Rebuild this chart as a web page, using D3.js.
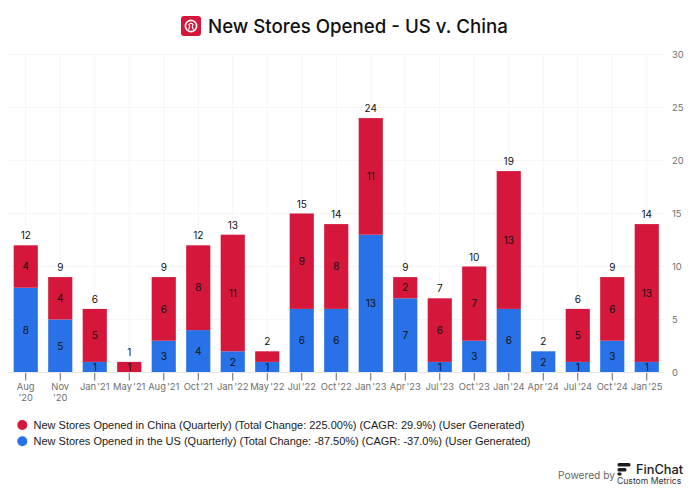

* * *

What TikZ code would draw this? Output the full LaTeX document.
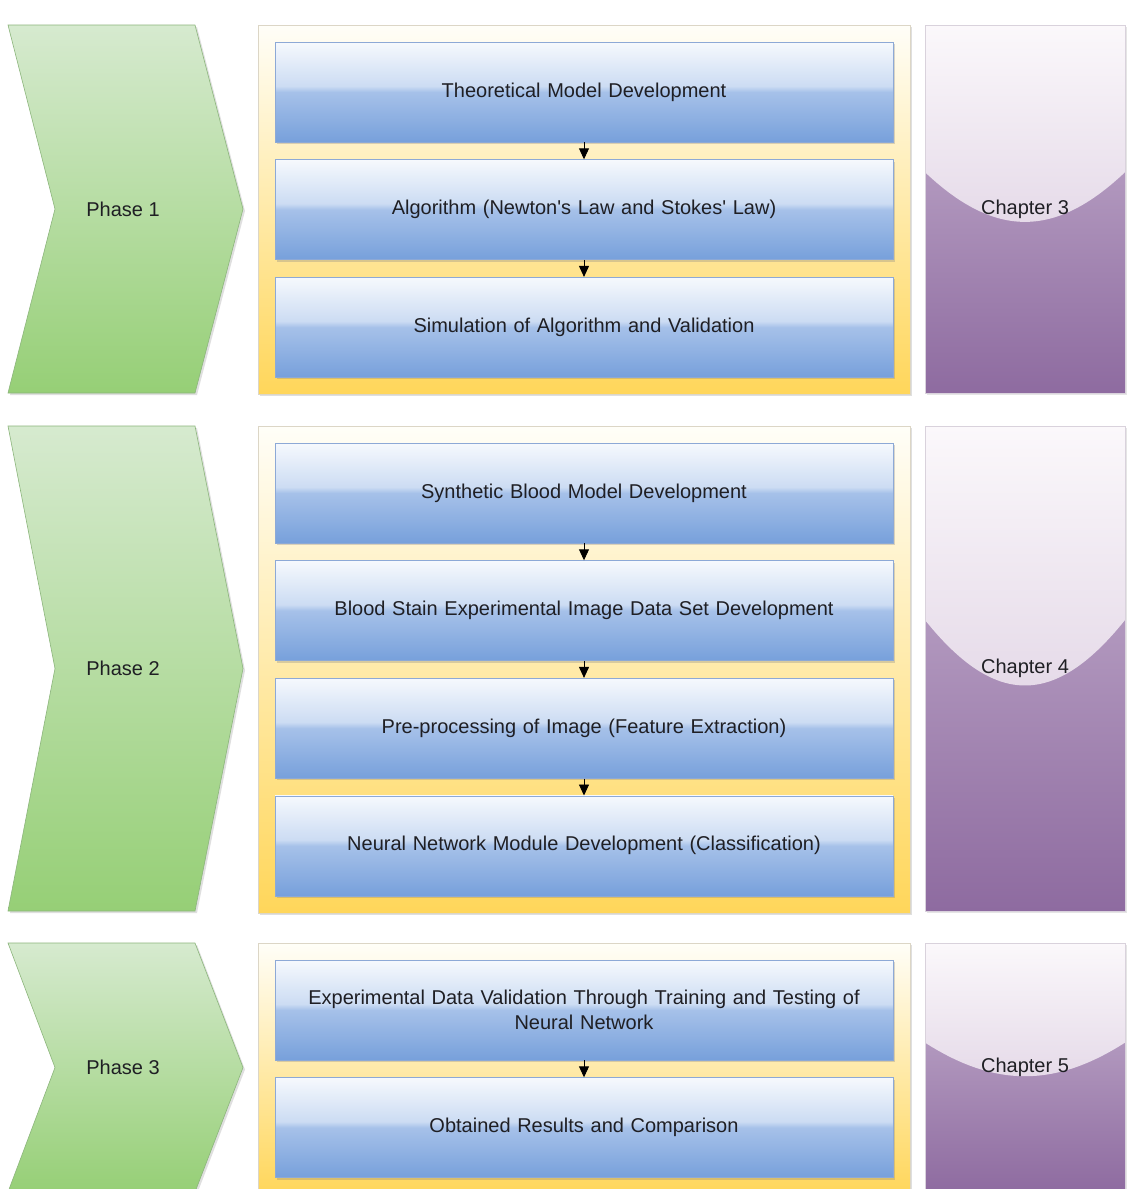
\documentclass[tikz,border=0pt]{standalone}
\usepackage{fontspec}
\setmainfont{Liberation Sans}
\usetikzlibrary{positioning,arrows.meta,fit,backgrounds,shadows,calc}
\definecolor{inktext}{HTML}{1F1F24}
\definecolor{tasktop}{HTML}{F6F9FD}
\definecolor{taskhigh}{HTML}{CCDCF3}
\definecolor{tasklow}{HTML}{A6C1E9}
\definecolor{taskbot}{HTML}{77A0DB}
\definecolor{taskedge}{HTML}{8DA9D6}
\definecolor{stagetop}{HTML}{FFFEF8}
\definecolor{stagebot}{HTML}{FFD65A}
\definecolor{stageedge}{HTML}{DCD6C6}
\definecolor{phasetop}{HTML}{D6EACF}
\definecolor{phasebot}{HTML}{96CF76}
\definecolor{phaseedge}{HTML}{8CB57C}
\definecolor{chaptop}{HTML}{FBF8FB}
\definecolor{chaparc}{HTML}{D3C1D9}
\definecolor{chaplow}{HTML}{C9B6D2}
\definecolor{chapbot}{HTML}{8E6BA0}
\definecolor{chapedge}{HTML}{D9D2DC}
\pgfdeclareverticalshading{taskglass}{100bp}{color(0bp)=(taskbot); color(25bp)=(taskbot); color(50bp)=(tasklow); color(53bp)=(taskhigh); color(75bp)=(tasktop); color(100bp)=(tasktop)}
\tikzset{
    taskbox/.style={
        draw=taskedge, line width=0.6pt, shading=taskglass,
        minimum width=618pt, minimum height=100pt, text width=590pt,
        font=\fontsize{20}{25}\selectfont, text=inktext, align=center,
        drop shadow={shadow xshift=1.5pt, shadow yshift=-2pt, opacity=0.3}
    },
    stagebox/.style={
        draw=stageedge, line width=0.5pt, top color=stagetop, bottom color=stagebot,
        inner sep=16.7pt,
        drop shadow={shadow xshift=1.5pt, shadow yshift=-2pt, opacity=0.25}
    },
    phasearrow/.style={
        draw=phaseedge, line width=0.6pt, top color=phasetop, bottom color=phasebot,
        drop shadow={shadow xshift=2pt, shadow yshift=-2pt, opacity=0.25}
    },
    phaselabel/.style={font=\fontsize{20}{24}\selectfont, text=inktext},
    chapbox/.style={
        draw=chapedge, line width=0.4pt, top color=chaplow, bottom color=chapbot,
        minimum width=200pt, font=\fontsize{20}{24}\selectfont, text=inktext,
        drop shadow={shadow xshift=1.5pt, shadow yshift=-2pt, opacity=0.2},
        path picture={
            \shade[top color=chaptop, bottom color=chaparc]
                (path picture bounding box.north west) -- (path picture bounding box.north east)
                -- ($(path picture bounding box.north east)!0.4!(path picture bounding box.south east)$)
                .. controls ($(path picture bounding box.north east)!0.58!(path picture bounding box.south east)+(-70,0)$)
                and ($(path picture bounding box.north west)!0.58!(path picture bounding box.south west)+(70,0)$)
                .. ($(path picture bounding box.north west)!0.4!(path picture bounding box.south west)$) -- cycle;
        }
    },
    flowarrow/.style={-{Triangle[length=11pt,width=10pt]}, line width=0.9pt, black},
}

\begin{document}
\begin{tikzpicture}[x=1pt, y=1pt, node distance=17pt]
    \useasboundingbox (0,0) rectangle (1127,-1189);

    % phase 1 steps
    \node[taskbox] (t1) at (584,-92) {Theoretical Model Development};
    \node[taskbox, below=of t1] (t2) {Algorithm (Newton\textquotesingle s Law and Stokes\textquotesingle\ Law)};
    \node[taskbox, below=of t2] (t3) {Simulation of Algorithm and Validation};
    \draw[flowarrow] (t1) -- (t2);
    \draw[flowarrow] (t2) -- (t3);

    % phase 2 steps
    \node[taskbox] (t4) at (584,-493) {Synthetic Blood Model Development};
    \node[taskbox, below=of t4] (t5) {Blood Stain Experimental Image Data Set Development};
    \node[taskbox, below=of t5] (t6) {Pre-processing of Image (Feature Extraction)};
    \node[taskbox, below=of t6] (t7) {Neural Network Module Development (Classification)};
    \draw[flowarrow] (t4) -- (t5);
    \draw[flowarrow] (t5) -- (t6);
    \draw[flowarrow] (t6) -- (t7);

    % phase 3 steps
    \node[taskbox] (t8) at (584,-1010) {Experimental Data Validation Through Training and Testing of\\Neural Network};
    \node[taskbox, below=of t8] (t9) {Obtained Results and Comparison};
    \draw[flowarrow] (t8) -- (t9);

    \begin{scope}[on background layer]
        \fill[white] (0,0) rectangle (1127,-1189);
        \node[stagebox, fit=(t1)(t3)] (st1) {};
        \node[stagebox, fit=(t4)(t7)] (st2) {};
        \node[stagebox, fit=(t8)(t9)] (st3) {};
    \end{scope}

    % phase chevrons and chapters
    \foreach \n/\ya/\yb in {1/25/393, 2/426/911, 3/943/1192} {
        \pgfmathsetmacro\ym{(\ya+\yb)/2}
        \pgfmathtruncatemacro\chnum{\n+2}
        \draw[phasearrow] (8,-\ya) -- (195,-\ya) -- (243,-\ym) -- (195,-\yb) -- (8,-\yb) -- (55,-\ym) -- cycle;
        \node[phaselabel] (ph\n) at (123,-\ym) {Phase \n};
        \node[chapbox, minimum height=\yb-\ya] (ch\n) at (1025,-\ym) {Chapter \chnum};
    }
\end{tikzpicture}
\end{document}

> _PROBLEM STATEMENT_
Look through the data and gather every line with the string "this" in it.

> _EXPECTED ANSWER_
Rebuild this chart as a web page, using D3.js.
What TikZ code would draw this? Output the full LaTeX document.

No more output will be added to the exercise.